Not necessarily. You have women aging into the range, and women aging out. As the number of childless women has increased 12% for this statistic since 2008, then why hasn't it decreased as more women have had children? Because we aren't measuring how many women have kids right NOW, we're measuring how many women would have kids over their lifetime. The total % of this single measured population might be moving downwards in terms of how many will have kids compared to previous measured populations, but the % can never be lower than 59% for this population of people, because 59% already have kids.
If I have 100 people in front of me, and 59 of them a quarter when we start...the number of people in that population who will have a quarter when an hour is up will be at least 59, it can never be lower than that. The number can only stay the same or go higher.

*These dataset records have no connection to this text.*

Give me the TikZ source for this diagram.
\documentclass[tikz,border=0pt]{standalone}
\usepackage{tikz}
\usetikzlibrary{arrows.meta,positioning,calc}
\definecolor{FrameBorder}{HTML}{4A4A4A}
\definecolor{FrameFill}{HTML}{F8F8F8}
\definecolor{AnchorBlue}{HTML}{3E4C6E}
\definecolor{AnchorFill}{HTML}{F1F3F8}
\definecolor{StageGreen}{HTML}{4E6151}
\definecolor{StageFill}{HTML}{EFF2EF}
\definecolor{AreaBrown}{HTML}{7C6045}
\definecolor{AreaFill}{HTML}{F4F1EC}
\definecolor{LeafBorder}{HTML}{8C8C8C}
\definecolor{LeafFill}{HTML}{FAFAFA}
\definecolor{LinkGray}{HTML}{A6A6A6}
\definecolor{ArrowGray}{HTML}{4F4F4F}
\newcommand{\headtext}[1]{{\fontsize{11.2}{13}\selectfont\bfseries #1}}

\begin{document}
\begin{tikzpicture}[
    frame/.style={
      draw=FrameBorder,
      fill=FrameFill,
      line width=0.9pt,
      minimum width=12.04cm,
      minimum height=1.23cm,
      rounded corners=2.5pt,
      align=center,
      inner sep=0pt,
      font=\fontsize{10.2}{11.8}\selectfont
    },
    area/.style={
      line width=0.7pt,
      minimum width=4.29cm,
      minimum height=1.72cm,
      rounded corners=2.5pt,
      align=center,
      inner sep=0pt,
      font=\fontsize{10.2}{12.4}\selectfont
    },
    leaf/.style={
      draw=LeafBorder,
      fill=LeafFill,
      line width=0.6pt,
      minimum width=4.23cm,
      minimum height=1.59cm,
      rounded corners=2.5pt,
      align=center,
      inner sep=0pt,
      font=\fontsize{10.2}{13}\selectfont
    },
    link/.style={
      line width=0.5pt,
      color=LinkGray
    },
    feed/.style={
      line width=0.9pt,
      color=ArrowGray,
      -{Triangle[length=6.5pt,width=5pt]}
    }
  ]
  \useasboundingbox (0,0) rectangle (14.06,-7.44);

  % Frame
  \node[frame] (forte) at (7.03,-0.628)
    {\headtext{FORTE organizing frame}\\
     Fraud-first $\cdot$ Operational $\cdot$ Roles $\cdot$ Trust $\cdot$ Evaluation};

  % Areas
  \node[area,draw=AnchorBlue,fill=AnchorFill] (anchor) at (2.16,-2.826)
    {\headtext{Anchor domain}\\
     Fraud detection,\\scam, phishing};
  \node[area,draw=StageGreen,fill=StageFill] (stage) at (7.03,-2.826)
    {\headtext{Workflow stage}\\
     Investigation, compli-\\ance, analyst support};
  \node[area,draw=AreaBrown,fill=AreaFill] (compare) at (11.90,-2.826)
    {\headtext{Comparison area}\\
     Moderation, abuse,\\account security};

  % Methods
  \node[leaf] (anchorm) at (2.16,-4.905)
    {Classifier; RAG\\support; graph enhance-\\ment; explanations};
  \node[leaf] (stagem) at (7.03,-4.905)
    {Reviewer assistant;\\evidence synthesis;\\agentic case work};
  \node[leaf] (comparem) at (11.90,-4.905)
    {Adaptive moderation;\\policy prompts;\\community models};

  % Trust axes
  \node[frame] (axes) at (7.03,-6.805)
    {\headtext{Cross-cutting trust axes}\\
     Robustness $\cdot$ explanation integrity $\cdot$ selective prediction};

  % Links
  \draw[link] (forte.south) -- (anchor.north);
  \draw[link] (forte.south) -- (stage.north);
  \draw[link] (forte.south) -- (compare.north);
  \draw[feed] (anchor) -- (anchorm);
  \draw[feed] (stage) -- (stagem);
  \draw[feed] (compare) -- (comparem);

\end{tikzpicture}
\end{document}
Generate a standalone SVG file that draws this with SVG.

You seem to be arguing whether the 59% number will change over time as the population changes...it likely will change in some form or another. That 59% number is irrelevant in reality, it's only a measure of who has kids at this very moment, not anything to do with how many women will have kids over their lifetime. In fact, the number of women who have kids in their lifetime could stay constant (let's say 80%), and the 59% who have kids now could fluctuate wildly. If everyone starts having kids at age 16 that number would skyrocket, if everyone waits to have kids until they're 40 that number would plummet...all while the 80% could remain constant since the 59% is both a measure of how many women are having kids, but also of the timing of when those women first become mothers.
For this particular population being measure though (which is not the age range, the population is the specific group of women in that range when it was measured), the number can never go down. Once you're in the category of "they have had a child" you can't go back again (even if some new mothers wish they could to gain some needed sleep).